Around 10:30 a.m. Eastern, 7:30 a.m. Pacific, Barr tweeted out an apology to Jarrett. She said she was “leaving Twitter.”

But ABC had heard this before — there have been past flare-ups when Barr pledged to stay away from the social network, only to come back days or weeks later.

ABC executives thought — and hoped — that Barr would tone down her tweeting and focus on her sitcom.

But that didn’t happen. Barr held onto her beloved Twitter presence and the community she has cultivated there.

So when Tuesday’s tweets stirred outrage, the question within ABC quickly became, “Is there a path forward?”

In other words, would any apology by Barr or sanction by ABC be sufficient?

The answer was no.

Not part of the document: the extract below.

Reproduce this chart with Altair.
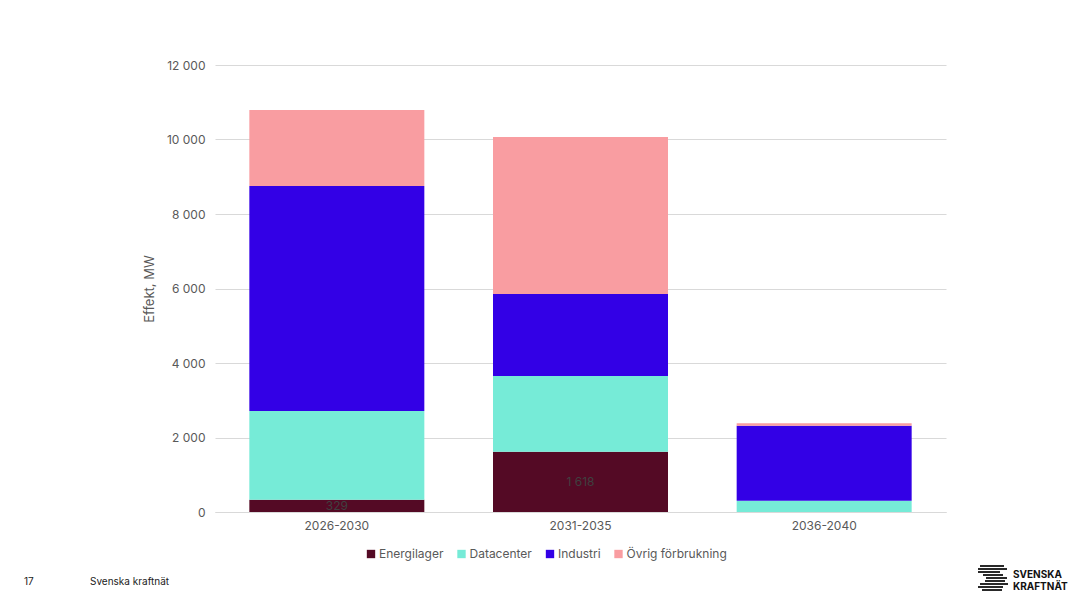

By 9 a.m. Pacific time, it was clear to the virtually assembled executives that the sitcom would be canceled.

“There was no way to come back from this,” one of the sources said.

While the executives were conferring, critics on social media were starting to point out the network’s silence about the controversy. It was starting to get coverage on TV and on major news websites. ABC viewers, advertisers and rival networks were all watching to see what the network would say and do.

It was easy to imagine an ad boycott against “Roseanne” and other ABC programs. However, ABC sources said advertisers were not a factor in the decision.

After 9 a.m. Pacific, the conversation turned to when and how to cancel the show. A call was arranged with Barr, her publicist, and executive producer Tom Werner, whose production company Carsey-Werner owns the sitcom.

On the call, ABC conveyed that “there was no way to come back from this,” one of the sources said.

Meantime, some of Barr’s colleagues were starting to speak out. Shortly after 9 a.m. Pacific, Wanda Sykes, a consulting producer on the series, said on Twitter that she wouldn’t be a part of season two.

Then one of the show’s stars, Sara Gilbert, tweeted that Barr’s comments were “abhorrent.”

She said the sitcom is “separate and apart from the opinions and words of one cast member.”

True — but Barr’s name is the title of the show.

According to The New York Times, Tuesday happened to be the writing and producing staff’s first day back at work for season two.

An ABC source confirmed this and said the staffers were just beginning to arrive when the cancellation news hit at 10:48 a.m. Pacific.

The executives decided that Dungey should issue the statement, and then Iger would follow up with a tweet.

Dungey kept it to one sentence: “Roseanne’s Twitter statement is abhorrent, repugnant and inconsistent with our values, and we have decided to cancel her show.”

Later in the day, an ABC executive expressed regret that more than 200 people involved in the making of “Roseanne” would be out of work as a result of the cancellation.

But the source pointedly blamed Barr, saying “that’s the collateral damage that Roseanne has to live with.”

Barr is said to be drafting a contrite statement, although it’s unclear when or if she will release it.

Werner, her longtime producing partner, told Deadline.com that he supported ABC’s decision.

He said he hoped “Roseanne seeks the help she so clearly needs.”